When Drinking Is A Problem For College Students
Social use of alcohol is a common practice followed by many healthy college students. Generally, this behavior does not lead to significant problems as long as students make mature decisions regarding their alcohol consumption, such as drinking in moderation and drinking in a manner that does not place themselves or others in danger. Unfortunately, for some college students drinking becomes a problem and sometimes a disease. Sometimes starting in high school, addiction to alcohol, also known as Alcohol Use Disorder is a common medical problem, but alcohol problems on college campuses are often ignored and considered a phase. In fact, alcoholism and drug use go hand-in-hand as substance use disorder in college students is a growing problem. According to the National Institute on Alcohol Abuse and Alcoholism, 20% of college students between the ages of 18 and 24 meet the criteria for Alcohol Use Disorder. Researchers estimate that about 1,825 college students die from alcohol-related injuries, 698,000 students are assaulted by another student who has been drinking and 97,000 students report experiencing alcohol-related sexual assault. About 25% of college students report academic problems related to drinking.

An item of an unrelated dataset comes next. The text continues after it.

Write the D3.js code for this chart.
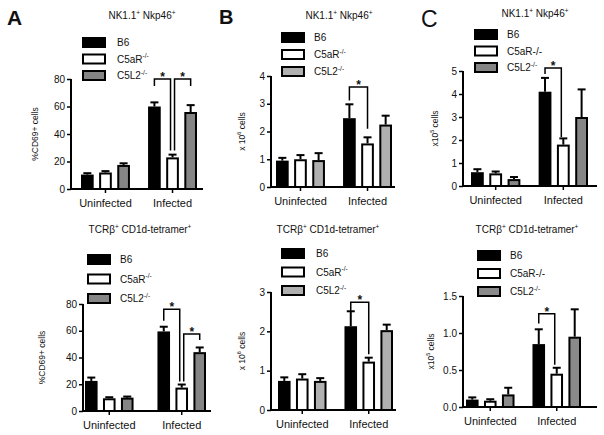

Signs Of Alcoholism In College Students
If you have a college-aged friend or relative who has the following problems, there is a good chance they have a problem with drinking and may have Alcohol Use Disorder.
- Academic problems including missing classes, falling behind in class or testing performed poorly on exams and papers
- Repeated binge drinking such as 4-5 drinks within 2 hours
- Relationship problems related to alcohol use
- Drinking activities on a daily basis
- Hiding the use of alcohol from others
- Difficulty stopping or reducing alcohol use
- Withdrawal symptoms including insomnia, shakiness, sweating and nausea/vomiting
Alcoholism on college campuses is not an issue that should be ignored or accepted. Not only can alcoholism result in alcohol poisoning, it can also lead to developing an alcohol-related mental health disorder. If you have a friend who has some of these warning signs, please talk with them. Express your concerns and encourage them to get help. Just the fact that you have expressed your concerns may be enough for them to take a hard look at their alcohol use and perhaps they may consider seeking substance use disorder treatment.